One of the goals of the the Digital Technology and Innovation team at Wells Fargo is to monitor the customer-facing applications to help ensure maximum availability and performance of IT infrastructure. Being able to quickly identify issues allows end-to-end visibility of all financial transactions. This also allows the bank to report on risk in near real-time.
As Wells Fargo’s IT infrastructure has evolved, so has the complexity of the systems and applications. This created the need for using observability solutions that can gather and monitor information.
Joe Korchmar, Distinguished Engineer, Wells Fargo, and his team were responsible for picking the most suitable observability solution. Explaining his reasoning for selecting Elastic, Korchmar shared that Well Fargo required a solution that had an open architecture, offered compliance with modern industry standards, such as the W3C Trace Content, and allowed Well Fargo to own its data.
In addition to meeting those requirements, Elastic Observability also offered tools to capture 100 percent of application traces and the unique ability to add extensions to the schema, such as payment information and customer numbers. This made the Elastic solution the ideal choice for Wells Fargo.
Using Elastic Observability allowed Korshmar and his team to monitor and analyze application flows in near real-time to quickly identify root causes, slow performing code, and resolve issues faster.

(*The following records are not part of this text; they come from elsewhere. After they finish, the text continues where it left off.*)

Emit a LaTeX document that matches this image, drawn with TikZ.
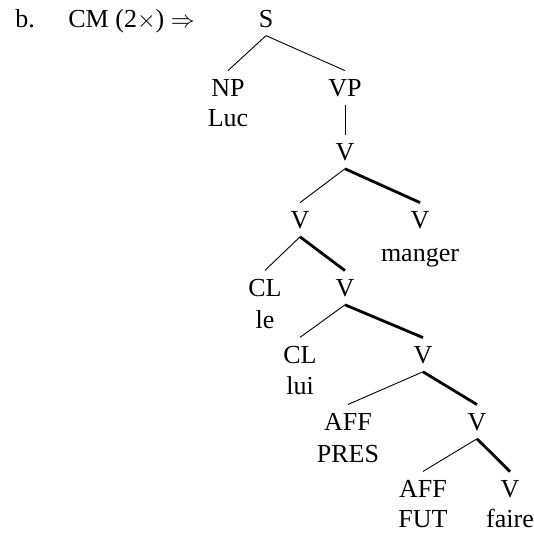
\documentclass[tikz,border=0pt]{standalone}
\usepackage{fontspec}
\setmainfont{Liberation Serif}
\usepackage{amsmath}
\usepackage{tikz}
\tikzset{
	cat node/.style={font=\fontsize{13}{15.5}\selectfont,inner sep=4pt,anchor=base},
	word node/.style={font=\fontsize{13}{15.5}\selectfont,inner sep=0pt,anchor=base},
	label node/.style={font=\fontsize{13}{15.5}\selectfont,inner sep=0pt,anchor=base west},
	thin edge/.style={line width=0.45pt},
	head edge/.style={line width=1.4pt}
}

\begin{document}
\begin{tikzpicture}[x=0.5pt,y=-0.5pt]
	\useasboundingbox (0,0) rectangle (534,538);
	\node [label node] (ex) at (15,27) {b.};
	\node [label node] (rule) at (68,27) {CM (2$\times$) $\Rightarrow$};
	\node [cat node] (s) at (266,27) {S};
	\node [cat node] (np) at (228,96) {NP};
	\node [word node] (luc) at (228,126) {Luc};
	\node [cat node] (vp) at (345,96) {VP};
	\node [cat node] (v1) at (345,160) {V};
	\node [cat node] (v2) at (300,228) {V};
	\node [cat node] (v3) at (420,228) {V};
	\node [word node] (manger) at (420,261) {manger};
	\node [cat node] (cl1) at (265,296) {CL};
	\node [word node] (le) at (265,328) {le};
	\node [cat node] (v4) at (345,296) {V};
	\node [cat node] (cl2) at (300,363) {CL};
	\node [word node] (lui) at (300,394) {lui};
	\node [cat node] (v5) at (423,363) {V};
	\node [cat node] (aff1) at (348,430) {AFF};
	\node [word node] (pres) at (348,462) {PRES};
	\node [cat node] (v6) at (477,430) {V};
	\node [cat node] (aff2) at (423,497) {AFF};
	\node [word node] (fut) at (423,527) {FUT};
	\node [cat node] (v7) at (510,497) {V};
	\node [word node] (faire) at (510,527) {faire};
	\draw [thin edge] (s.south) -- (np.north);
	\draw [thin edge] (s.south) -- (vp.north);
	\draw [thin edge] (vp.south) -- (v1.north);
	\draw [thin edge] (v1.south) -- (v2.north);
	\draw [head edge] (v1.south) -- (v3.north);
	\draw [thin edge] (v2.south) -- (cl1.north);
	\draw [head edge] (v2.south) -- (v4.north);
	\draw [thin edge] (v4.south) -- (cl2.north);
	\draw [head edge] (v4.south) -- (v5.north);
	\draw [thin edge] (v5.south) -- (aff1.north);
	\draw [head edge] (v5.south) -- (v6.north);
	\draw [thin edge] (v6.south) -- (aff2.north);
	\draw [head edge] (v6.south) -- (v7.north);
\end{tikzpicture}
\end{document}
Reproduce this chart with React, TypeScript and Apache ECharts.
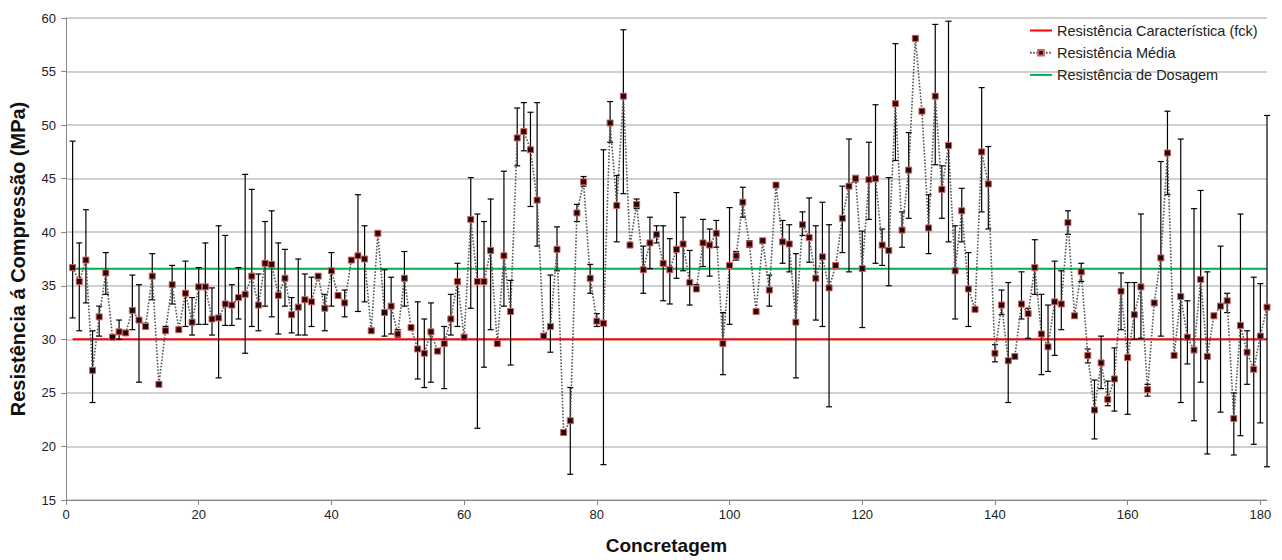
import React, { useEffect, useRef } from "react";
import * as echarts from "echarts";

const meanValues: number[] = [
  36.7, 35.4, 37.4, 27.1, 32.1, 36.2, 30.2, 30.7, 30.6, 32.7,
  31.8, 31.2, 35.9, 25.8, 30.8, 35.1, 30.9, 34.3, 31.6, 34.9,
  34.9, 31.9, 32.0, 33.3, 33.2, 33.9, 34.2, 35.9, 33.2, 37.1,
  37.0, 34.1, 35.7, 32.3, 33.0, 33.7, 33.5, 35.9, 32.9, 36.4,
  34.1, 33.4, 37.4, 37.8, 37.5, 30.8, 39.9, 32.5, 33.1, 30.5,
  35.7, 31.1, 29.1, 28.7, 30.7, 28.9, 29.6, 31.9, 35.4, 30.2,
  41.2, 35.4, 35.4, 38.3, 29.6, 37.8, 32.6, 48.8, 49.4, 47.7,
  43.0, 30.3, 31.2, 38.4, 21.3, 22.4, 41.8, 44.7, 35.7, 31.7,
  31.5, 50.2, 42.5, 52.7, 38.8, 42.6, 36.5, 39.0, 39.8, 37.1,
  36.5, 38.4, 38.9, 35.3, 34.7, 39.0, 38.8, 39.9, 29.6, 36.9,
  37.8, 42.8, 38.9, 32.6, 39.2, 34.6, 44.4, 39.1, 38.9, 31.6,
  40.7, 39.5, 35.7, 37.7, 34.8, 36.9, 41.3, 44.3, 45.0, 36.6,
  44.9, 45.0, 38.8, 38.3, 52.0, 40.2, 45.8, 58.1, 51.3, 40.4,
  52.7, 44.0, 48.1, 36.4, 42.0, 34.7, 32.8, 47.5, 44.5, 28.7,
  33.2, 28.0, 28.4, 33.3, 32.4, 36.7, 30.5, 29.3, 33.5, 33.3,
  40.9, 32.2, 36.3, 28.5, 23.4, 27.8, 24.4, 26.3, 34.5, 28.3,
  32.3, 34.9, 25.3, 33.4, 37.6, 47.4, 28.5, 34.0, 30.2, 29.0,
  35.6, 28.4, 32.2, 33.1, 33.6, 22.6, 31.3, 28.8, 27.2, 30.3,
  33.0,
];

const lowValues: number[] = [
  32.0, 30.8, 33.4, 24.1, 30.3, 34.2, 30.0, 30.0, 30.4, 30.9,
  26.0, 31.0, 33.7, 25.6, 30.6, 33.3, 30.7, 31.2, 30.4, 31.4,
  31.4, 30.4, 26.4, 31.3, 31.3, 31.9, 28.7, 31.2, 30.8, 33.1,
  32.1, 30.5, 33.1, 30.6, 30.4, 30.4, 31.2, 35.7, 30.8, 33.1,
  33.9, 32.1, 37.2, 32.6, 33.5, 30.6, 39.7, 30.3, 30.5, 30.2,
  33.1, 30.9, 26.3, 25.5, 26.0, 28.7, 25.4, 30.4, 31.2, 30.0,
  32.9, 21.7, 27.4, 30.9, 29.4, 33.1, 27.6, 46.2, 47.6, 42.4,
  38.7, 30.1, 28.8, 36.4, 21.1, 17.4, 41.0, 44.3, 34.3, 31.2,
  18.3, 48.4, 39.1, 43.6, 38.6, 42.2, 34.3, 36.6, 39.0, 33.6,
  33.3, 35.7, 36.4, 33.2, 34.5, 36.8, 35.9, 38.6, 26.7, 31.4,
  37.4, 41.4, 38.6, 32.4, 39.0, 33.1, 44.2, 37.1, 36.3, 26.4,
  39.7, 37.2, 31.8, 31.2, 23.7, 36.7, 38.1, 36.3, 44.7, 31.1,
  41.2, 37.1, 36.9, 35.0, 46.7, 38.6, 41.3, 57.9, 51.1, 38.0,
  46.3, 41.3, 39.1, 31.9, 39.1, 31.2, 32.6, 41.9, 40.3, 27.9,
  32.3, 24.1, 28.2, 31.9, 30.1, 34.2, 26.7, 27.0, 28.5, 30.9,
  39.8, 32.0, 35.4, 27.8, 20.7, 25.4, 23.8, 23.3, 30.9, 23.0,
  30.0, 30.1, 24.7, 33.2, 30.3, 43.5, 28.3, 24.1, 27.7, 22.4,
  26.0, 19.3, 32.0, 23.2, 32.5, 19.2, 21.0, 25.8, 20.2, 22.2,
  18.1,
];

const highValues: number[] = [
  48.5, 39.0, 42.1, 30.8, 33.1, 38.1, 30.4, 31.8, 30.8, 36.0,
  35.1, 31.5, 38.0, 26.0, 31.2, 36.9, 31.1, 37.3, 33.9, 36.7,
  39.0, 34.8, 40.6, 39.7, 35.1, 36.7, 45.4, 44.0, 36.1, 41.0,
  42.0, 39.0, 38.4, 33.9, 37.5, 36.1, 35.8, 36.1, 34.2, 38.1,
  34.3, 34.6, 37.6, 43.5, 40.6, 31.0, 40.1, 36.5, 35.8, 30.9,
  38.2, 31.3, 33.5, 31.9, 33.4, 29.1, 31.2, 34.2, 37.1, 30.4,
  45.1, 41.7, 41.0, 43.1, 29.8, 45.7, 35.5, 51.6, 52.1, 51.2,
  52.1, 30.5, 36.0, 40.5, 21.5, 25.5, 42.6, 45.2, 37.0, 32.4,
  47.7, 52.2, 45.3, 58.9, 39.0, 43.1, 38.7, 41.4, 40.6, 40.6,
  39.4, 43.7, 41.4, 38.3, 35.1, 41.2, 40.3, 41.1, 32.5, 42.3,
  38.2, 44.2, 39.2, 32.8, 39.4, 36.0, 44.6, 41.1, 40.7, 38.0,
  41.9, 43.2, 40.6, 42.8, 40.7, 37.1, 44.3, 48.7, 45.3, 40.1,
  48.4, 51.9, 40.3, 45.1, 57.6, 41.9, 49.3, 58.3, 51.5, 43.5,
  59.4, 46.2, 59.7, 40.6, 44.1, 38.1, 33.0, 53.5, 48.0, 29.5,
  34.6, 35.3, 28.6, 36.3, 32.9, 39.3, 34.2, 33.2, 37.3, 36.4,
  42.0, 32.4, 37.1, 29.1, 26.2, 30.3, 26.1, 29.2, 36.2, 35.3,
  35.3, 41.7, 25.8, 33.6, 46.6, 51.3, 28.7, 48.7, 33.6, 42.2,
  43.9, 36.3, 32.4, 38.7, 34.3, 25.0, 41.7, 30.8, 35.8, 35.2,
  50.9,
];

const fckValue = 30;
const dosagemValue = 36.6;
const xTicks = { min: 0, max: 181, interval: 20 };
const yTicks = { min: 15, max: 60, interval: 5 };

const seriesNames = [
  "Resistência Característica (fck)",
  "Resistência Média",
  "Resistência de Dosagem",
];

const FONT = "'Liberation Sans', Arial, sans-serif";

export default function App() {
  const ref = useRef<HTMLDivElement>(null);

  useEffect(() => {
    if (!ref.current) return;
    const chart = echarts.init(ref.current, null, { renderer: "svg" });
    const meanData = meanValues.map((v, i) => [i + 1, v]);
    const errData = meanValues.map((_, i) => [i + 1, lowValues[i], highValues[i]]);

    const option: any = {
      animation: false,
      backgroundColor: "#ffffff",
      textStyle: { fontFamily: FONT },
      grid: { left: 66, top: 18, right: 15, bottom: 59, containLabel: false },
      legend: {
        data: [
          { name: seriesNames[0], itemStyle: { opacity: 0 } },
          { name: seriesNames[1] },
          { name: seriesNames[2], itemStyle: { opacity: 0 } },
        ],
        orient: "vertical",
        left: 1024,
        top: 18,
        itemWidth: 22,
        itemHeight: 7,
        itemGap: 7.2,
        textStyle: { fontFamily: FONT, fontSize: 14.5, color: "#222" },
      },
      xAxis: {
        type: "value",
        min: xTicks.min,
        max: xTicks.max,
        interval: xTicks.interval,
        name: "Concretagem",
        nameLocation: "middle",
        nameGap: 36,
        nameTextStyle: { fontFamily: FONT, fontSize: 19, fontWeight: "bold", color: "#111" },
        axisLine: { lineStyle: { color: "#888", width: 1 } },
        axisTick: { show: true, length: 5, lineStyle: { color: "#888" } },
        axisLabel: { showMaxLabel: false, fontSize: 13, color: "#222", margin: 8, fontFamily: FONT },
        splitLine: { show: false },
      },
      yAxis: {
        type: "value",
        min: yTicks.min,
        max: yTicks.max,
        interval: yTicks.interval,
        name: "Resistência á Compressão (MPa)",
        nameLocation: "middle",
        nameGap: 38,
        nameRotate: 90,
        nameTextStyle: { fontFamily: FONT, fontSize: 20, fontWeight: "bold", color: "#111" },
        axisLine: { show: true, lineStyle: { color: "#888", width: 1 } },
        axisTick: { show: true, length: 5, lineStyle: { color: "#888" } },
        axisLabel: { fontSize: 13, color: "#222", margin: 10, fontFamily: FONT },
        splitLine: { show: true, lineStyle: { color: "#c0c0c0", width: 1.5 } },
      },
      series: [
        {
          name: seriesNames[0],
          type: "line",
          data: [[1, fckValue], [xTicks.max, fckValue]],
          symbol: "none",
          lineStyle: { color: "#ff0000", width: 2 },
          itemStyle: { color: "#ff0000" },
          z: 1,
        },
        {
          name: seriesNames[2],
          type: "line",
          data: [[1, dosagemValue], [xTicks.max, dosagemValue]],
          symbol: "none",
          lineStyle: { color: "#00b050", width: 2 },
          itemStyle: { color: "#00b050" },
          z: 1,
        },
        {
          name: "erro",
          type: "custom",
          data: errData,
          encode: { x: 0, y: [1, 2] },
          clip: false,
          z: 2,
          renderItem: (params: any, api: any) => {
            const x = api.value(0);
            const lo = api.value(1);
            const hi = api.value(2);
            const p1 = api.coord([x, hi]);
            const p2 = api.coord([x, lo]);
            const w = 3;
            const st = { stroke: "#000", lineWidth: 1.2 };
            return {
              type: "group",
              children: [
                { type: "line", shape: { x1: p1[0], y1: p1[1], x2: p2[0], y2: p2[1] }, style: st },
                { type: "line", shape: { x1: p1[0] - w, y1: p1[1], x2: p1[0] + w, y2: p1[1] }, style: st },
                { type: "line", shape: { x1: p2[0] - w, y1: p2[1], x2: p2[0] + w, y2: p2[1] }, style: st },
              ],
            };
          },
        },
        {
          name: seriesNames[1],
          type: "line",
          data: meanData,
          symbol: "rect",
          symbolSize: 6,
          showAllSymbol: true,
          lineStyle: { color: "#555", width: 1.6, type: [1.6, 1.6] },
          itemStyle: { color: "#2a0606", borderColor: "#d06060", borderWidth: 1 },
          z: 3,
        },
      ],
    };
    chart.setOption(option);
    return () => chart.dispose();
  }, []);

  return (
    <div
      ref={ref}
      style={{ position: "absolute", left: 0, top: 0, width: 1282, height: 560 }}
    />
  );
}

The addition of Elastic Obversabulty aligns well with Wells Fargo’s plans to migrate to a multi-cloud environment over the next decade. With its flexible deployment options, the ability to perform federated search across clusters in the data center or cloud, and data lifecycle management capabilities, Elastic Observabitly is a solid long-term solution for a multi-cloud environment.
“As we extend the implementation of Elastic, we are getting closer to complete observability across the enterprise, which brings benefits to all our lines of business. This will allow us to continue to improve application availability, customer response, and mean time to recover.” said Korchmar.
One of the first use cases for this solution is the banks’ login and payment systems. The Elastic Professional Services helped accelerate the deployment into successful production. According to Korchmar, Elastic Observability has enabled his team to focus on “areas that have the greatest impact on the bank’s operating costs and revenues.”
With the deployment of the Elastic distributed tracing platform, Well Fargo has positioned itself to meet its digital transformation goals and offer solutions that can optimize finances and business performance for customers.